Prove that there exist $135$ consecutive positive integers so that the $n$th least is divisible by a perfect $n$th power greater than $1$

Question

Prove that there exist 135 consecutive positive integers so that the second least is divisible by a perfect square $> 1$, the third least is divisible by a perfect cube $> 1$, the fourth least is divisible by a perfect fourth power $> 1$, and so on.

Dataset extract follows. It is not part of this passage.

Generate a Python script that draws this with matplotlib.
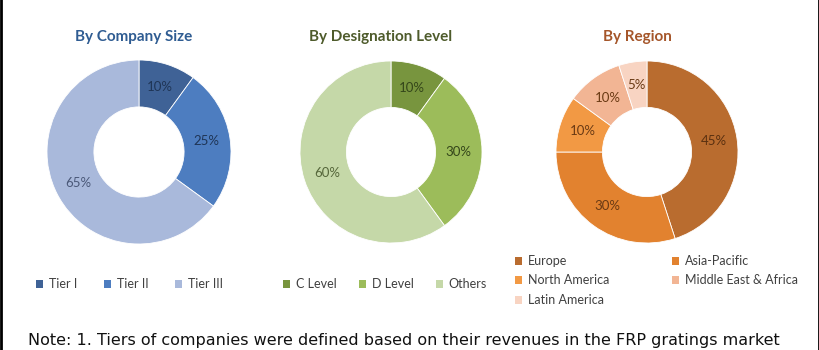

How should I go about doing this?

I thought perhaps I should use Fermat's little theorem, or its corollary?

Thanks!

Answer 1

Use the Chinese Remainder Theorem. Pick $134$ distinct primes. The perfect square is the square of the first, the cube is the cube of the second, and so on. All your moduli are distinct, so CRT guarantees a solution. If you use the smallest primes in order and $N$ is the least of your $135$ numbers, you have $N+1 \equiv 0 \pmod {2^2}, N+2 \equiv 0 \pmod {3^3}, N+3 \equiv 0 \pmod {5^4}\ldots$

Answer 2

By the Chinese remainder theorem, there is an integer $n$ such that $n\equiv -k\ (\text{mod}\ p_k^{k+1})$ for all $k=1,2,\dots 134$, (where $p_k$ is the $k^\text{th}$ smallest prime). Then $n, n+1, \dots, n+134$ satisfy the required condition.